Frequency diagram of measuring points on the 3# board. (a) Board thickness frequency chart. (b) Defect frequency chart.

From Figure 7 and calculation, it can be found that the drift rate of plate thickness frequency is low. The drift rate of plate thickness in working conditions 7 and 8 is between 4% and 6.3%, the drift rate of plate thickness in working conditions 9 and 10 is between 15% and 18%, and the frequency of defect depth can be detected in working conditions 9 and 10, and most of the errors are between 4.2% and 7.1%. In addition, the reflection frequency rate of the steel bundle is concentrated between 8972 kHz and 9372 kHz at condition 7 and detected. The error is between 1.8% and 10.6% compared with the theoretical value of 8814 kHz, which shows that the steel bundle does not affect the detection of grouting defects by the impact-echo method.

5. Conclusion

Through the mutual verification of finite element analysis and field test, the following conclusions can be drawn:(1)The impact echo method can effectively measure the location and depth of defects, and the pipeline material has an impact on the test results. The effects of metal bellows are smaller than that of PVC pipes, and the accuracy is higher. In addition, the larger the frequency drift rate of plate thickness is, the larger the transverse size of the defect is. Therefore, the defect depth can be quantitatively judged by combining the frequency drift rate of plate thickness with the measured defect depth.(2)The critical surface of the defect and the testing surface influence the test results. When they are perpendicular to each other, it is not easy to detect them.

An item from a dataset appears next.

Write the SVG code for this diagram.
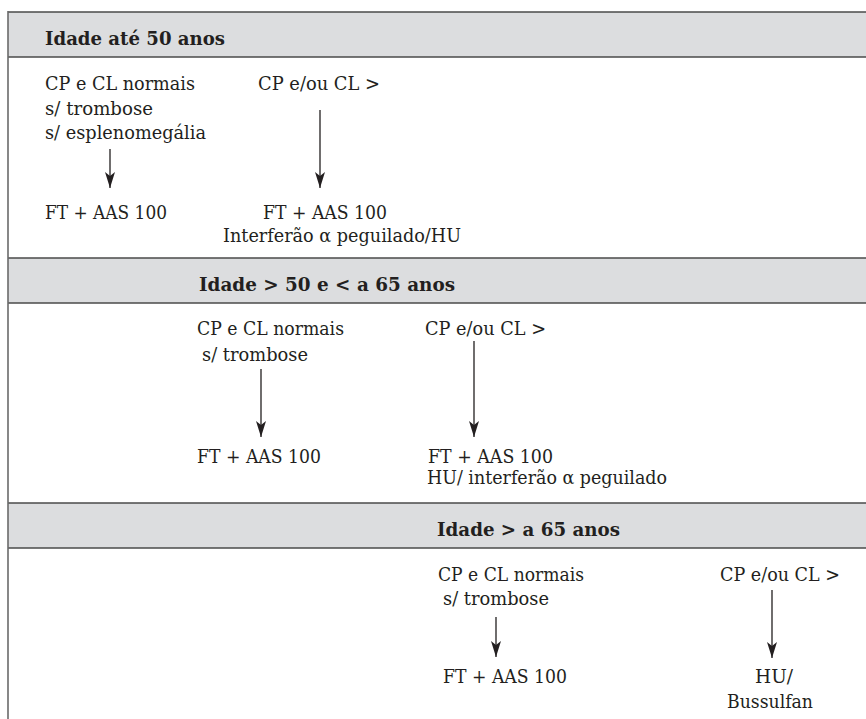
<svg xmlns="http://www.w3.org/2000/svg" width="866" height="719" viewBox="0 0 866 719">
<style>
  .band { fill: #dcdddf; }
  .rule { stroke: #4a4a4a; stroke-width: 1.6; fill: none; }
  .border { stroke: #6a6a6a; stroke-width: 1.6; fill: none; }
  .t { font-family: "DejaVu Serif", "Liberation Serif", serif; font-size: 18px; fill: #231f20; }
  .h { font-family: "DejaVu Serif", "Liberation Serif", serif; font-size: 18px; font-weight: bold; fill: #231f20; }
  .conn { stroke: #231f20; stroke-width: 1.3; fill: none; }
</style>
<defs>
  <marker id="arr" viewBox="0 0 16 10" refX="16" refY="5" markerWidth="16" markerHeight="10" markerUnits="userSpaceOnUse" orient="auto">
    <path d="M0,0 L4,5 L0,10 L16,5 Z" fill="#231f20"/>
  </marker>
</defs>
<rect width="866" height="719" fill="#ffffff"/>

<g id="bands">
  <rect class="band" x="8" y="12" width="858" height="45"/>
  <rect class="band" x="8" y="258" width="858" height="45"/>
  <rect class="band" x="8" y="503" width="858" height="45"/>
  <line class="rule" x1="8" y1="12" x2="866" y2="12"/>
  <line class="rule" x1="8" y1="57" x2="866" y2="57"/>
  <line class="rule" x1="8" y1="258" x2="866" y2="258"/>
  <line class="rule" x1="8" y1="303" x2="866" y2="303"/>
  <line class="rule" x1="8" y1="503" x2="866" y2="503"/>
  <line class="rule" x1="8" y1="548" x2="866" y2="548"/>
  <line class="border" x1="8" y1="11" x2="8" y2="719"/>
</g>

<!-- Section 1 -->
<g id="header1"><text class="h" x="45" y="45" textLength="180" lengthAdjust="spacingAndGlyphs">Idade até 50 anos</text></g>
<g id="s1-normal">
  <text class="t" x="45" y="90" textLength="150" lengthAdjust="spacingAndGlyphs">CP e CL normais</text>
  <text class="t" x="45" y="115" textLength="108" lengthAdjust="spacingAndGlyphs">s/ trombose</text>
  <text class="t" x="45" y="139" textLength="161" lengthAdjust="spacingAndGlyphs">s/ esplenomegália</text>
</g>
<g id="s1-high"><text class="t" x="258" y="90" textLength="122" lengthAdjust="spacingAndGlyphs">CP e/ou CL &gt;</text></g>
<g id="s1-ft"><text class="t" x="45" y="219" textLength="122" lengthAdjust="spacingAndGlyphs">FT + AAS 100</text></g>
<g id="s1-ft-inf">
  <text class="t" x="263" y="219" textLength="124" lengthAdjust="spacingAndGlyphs">FT + AAS 100</text>
  <text class="t" x="223" y="242" textLength="238" lengthAdjust="spacingAndGlyphs">Interferão α  peguilado/HU</text>
</g>

<!-- Section 2 -->
<g id="header2"><text class="h" x="199" y="291" textLength="256" lengthAdjust="spacingAndGlyphs">Idade &gt; 50 e &lt; a 65 anos</text></g>
<g id="s2-normal">
  <text class="t" x="197" y="335" textLength="147" lengthAdjust="spacingAndGlyphs">CP e CL normais</text>
  <text class="t" x="202" y="361" textLength="106" lengthAdjust="spacingAndGlyphs">s/ trombose</text>
</g>
<g id="s2-high"><text class="t" x="425" y="335" textLength="121" lengthAdjust="spacingAndGlyphs">CP e/ou CL &gt;</text></g>
<g id="s2-ft"><text class="t" x="197" y="463" textLength="124" lengthAdjust="spacingAndGlyphs">FT + AAS 100</text></g>
<g id="s2-ft-hu">
  <text class="t" x="428" y="463" textLength="125" lengthAdjust="spacingAndGlyphs">FT + AAS 100</text>
  <text class="t" x="427" y="484" textLength="240" lengthAdjust="spacingAndGlyphs">HU/ interferão α peguilado</text>
</g>

<!-- Section 3 -->
<g id="header3"><text class="h" x="437" y="536" textLength="183" lengthAdjust="spacingAndGlyphs">Idade &gt; a 65 anos</text></g>
<g id="s3-normal">
  <text class="t" x="438" y="581" textLength="146" lengthAdjust="spacingAndGlyphs">CP e CL normais</text>
  <text class="t" x="443" y="605" textLength="106" lengthAdjust="spacingAndGlyphs">s/ trombose</text>
</g>
<g id="s3-high"><text class="t" x="720" y="581" textLength="120" lengthAdjust="spacingAndGlyphs">CP e/ou CL &gt;</text></g>
<g id="s3-ft"><text class="t" x="443" y="683" textLength="124" lengthAdjust="spacingAndGlyphs">FT + AAS 100</text></g>
<g id="s3-hu">
  <text class="t" x="755" y="683" textLength="38" lengthAdjust="spacingAndGlyphs">HU/</text>
  <text class="t" x="727" y="708" textLength="86" lengthAdjust="spacingAndGlyphs">Bussulfan</text>
</g>

<g id="connectors">
  <line class="conn" x1="110" y1="149" x2="110" y2="188" marker-end="url(#arr)"/>
  <line class="conn" x1="320" y1="110" x2="320" y2="188" marker-end="url(#arr)"/>
  <line class="conn" x1="261" y1="369" x2="261" y2="437" marker-end="url(#arr)"/>
  <line class="conn" x1="474" y1="341" x2="474" y2="437" marker-end="url(#arr)"/>
  <line class="conn" x1="496" y1="617" x2="496" y2="657" marker-end="url(#arr)"/>
  <line class="conn" x1="772" y1="590" x2="772" y2="658" marker-end="url(#arr)"/>
</g>
</svg>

And the detection error of defect depth is significant.(3)When the longitudinal reinforcement is small, the reflection signal of the longitudinal support can hardly be detected, so it does not influence the detection of the main test signals such as defects and prestressing tendons. It is difficult for the prestressing steel bar to detect the beam signal when there is a defect, but it does not affect the defect depth signal test.

Data Availability

The data are included within the article.

Conflicts of Interest

The authors declare that there are no conflicts of interest regarding the publication of this paper.